◆ Written request: Your task is to transcribe the records exactly, skipping every image.
==== Extracted records
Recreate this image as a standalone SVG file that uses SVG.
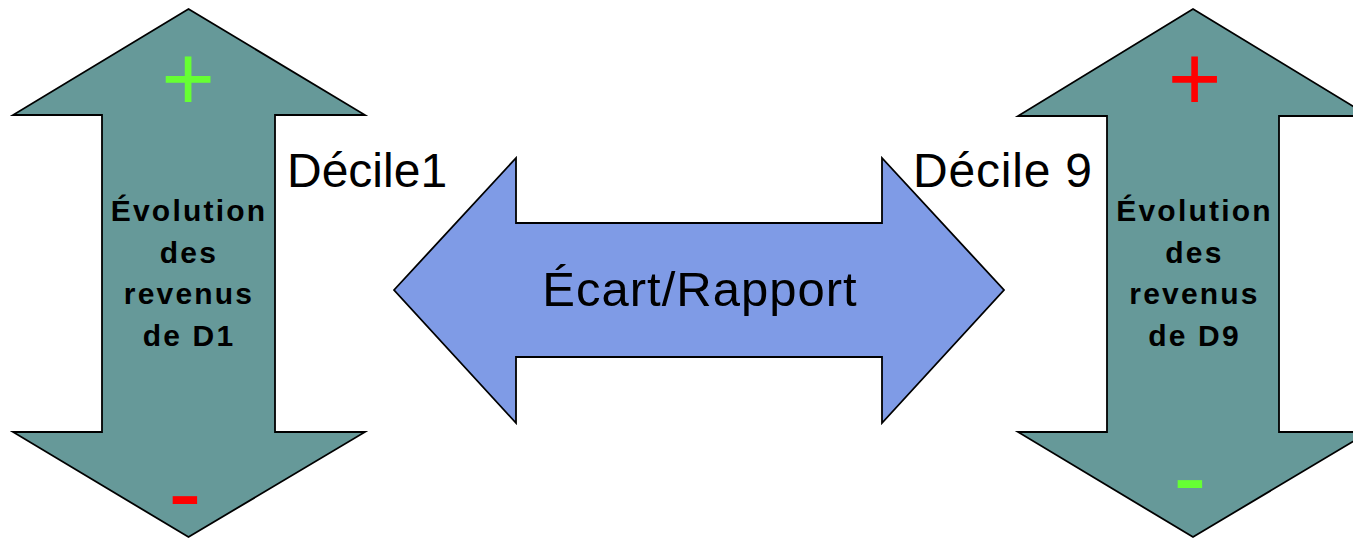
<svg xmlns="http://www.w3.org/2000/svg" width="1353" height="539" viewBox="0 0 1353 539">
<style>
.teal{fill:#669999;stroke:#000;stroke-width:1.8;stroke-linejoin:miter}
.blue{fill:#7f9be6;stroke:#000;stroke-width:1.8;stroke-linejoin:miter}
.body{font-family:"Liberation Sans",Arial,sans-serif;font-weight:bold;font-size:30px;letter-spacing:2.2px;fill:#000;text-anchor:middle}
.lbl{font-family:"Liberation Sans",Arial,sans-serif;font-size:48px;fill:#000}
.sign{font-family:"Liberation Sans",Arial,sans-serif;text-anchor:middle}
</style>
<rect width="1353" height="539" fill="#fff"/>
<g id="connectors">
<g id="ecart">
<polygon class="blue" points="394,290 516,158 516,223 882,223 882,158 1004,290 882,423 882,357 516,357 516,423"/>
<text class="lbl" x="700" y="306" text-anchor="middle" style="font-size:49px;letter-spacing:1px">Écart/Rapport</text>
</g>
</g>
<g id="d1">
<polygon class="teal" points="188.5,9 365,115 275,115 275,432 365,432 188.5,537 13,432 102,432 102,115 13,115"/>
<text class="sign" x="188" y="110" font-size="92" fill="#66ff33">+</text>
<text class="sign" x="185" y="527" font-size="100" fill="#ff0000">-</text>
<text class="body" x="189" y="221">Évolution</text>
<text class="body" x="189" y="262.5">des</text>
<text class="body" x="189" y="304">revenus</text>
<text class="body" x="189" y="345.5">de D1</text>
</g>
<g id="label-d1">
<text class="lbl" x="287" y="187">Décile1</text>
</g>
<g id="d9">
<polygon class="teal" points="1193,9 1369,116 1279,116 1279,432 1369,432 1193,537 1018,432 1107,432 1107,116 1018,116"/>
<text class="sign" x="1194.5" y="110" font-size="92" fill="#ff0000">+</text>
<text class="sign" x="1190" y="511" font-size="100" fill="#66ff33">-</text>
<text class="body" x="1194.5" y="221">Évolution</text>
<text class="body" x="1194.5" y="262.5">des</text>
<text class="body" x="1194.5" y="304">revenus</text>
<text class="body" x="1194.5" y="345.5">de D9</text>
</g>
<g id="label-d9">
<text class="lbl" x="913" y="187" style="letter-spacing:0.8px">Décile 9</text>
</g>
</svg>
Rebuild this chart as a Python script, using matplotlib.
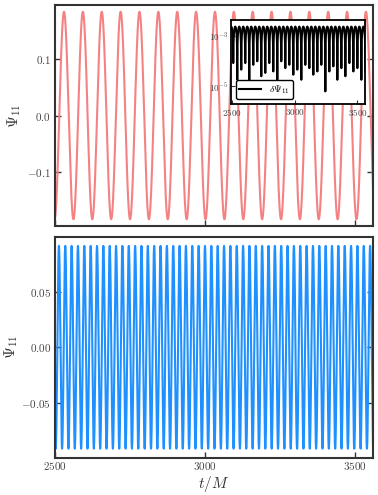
========
◆ Expected answer:
Recreate this image as a standalone SVG file that uses SVG.
<svg xmlns="http://www.w3.org/2000/svg" width="1353" height="539" viewBox="0 0 1353 539">
<style>
.teal{fill:#669999;stroke:#000;stroke-width:1.8;stroke-linejoin:miter}
.blue{fill:#7f9be6;stroke:#000;stroke-width:1.8;stroke-linejoin:miter}
.body{font-family:"Liberation Sans",Arial,sans-serif;font-weight:bold;font-size:30px;letter-spacing:2.2px;fill:#000;text-anchor:middle}
.lbl{font-family:"Liberation Sans",Arial,sans-serif;font-size:48px;fill:#000}
.sign{font-family:"Liberation Sans",Arial,sans-serif;text-anchor:middle}
</style>
<rect width="1353" height="539" fill="#fff"/>
<g id="connectors">
<g id="ecart">
<polygon class="blue" points="394,290 516,158 516,223 882,223 882,158 1004,290 882,423 882,357 516,357 516,423"/>
<text class="lbl" x="700" y="306" text-anchor="middle" style="font-size:49px;letter-spacing:1px">Écart/Rapport</text>
</g>
</g>
<g id="d1">
<polygon class="teal" points="188.5,9 365,115 275,115 275,432 365,432 188.5,537 13,432 102,432 102,115 13,115"/>
<text class="sign" x="188" y="110" font-size="92" fill="#66ff33">+</text>
<text class="sign" x="185" y="527" font-size="100" fill="#ff0000">-</text>
<text class="body" x="189" y="221">Évolution</text>
<text class="body" x="189" y="262.5">des</text>
<text class="body" x="189" y="304">revenus</text>
<text class="body" x="189" y="345.5">de D1</text>
</g>
<g id="label-d1">
<text class="lbl" x="287" y="187">Décile1</text>
</g>
<g id="d9">
<polygon class="teal" points="1193,9 1369,116 1279,116 1279,432 1369,432 1193,537 1018,432 1107,432 1107,116 1018,116"/>
<text class="sign" x="1194.5" y="110" font-size="92" fill="#ff0000">+</text>
<text class="sign" x="1190" y="511" font-size="100" fill="#66ff33">-</text>
<text class="body" x="1194.5" y="221">Évolution</text>
<text class="body" x="1194.5" y="262.5">des</text>
<text class="body" x="1194.5" y="304">revenus</text>
<text class="body" x="1194.5" y="345.5">de D9</text>
</g>
<g id="label-d9">
<text class="lbl" x="913" y="187" style="letter-spacing:0.8px">Décile 9</text>
</g>
</svg>
Rebuild this chart as a Python script, using matplotlib.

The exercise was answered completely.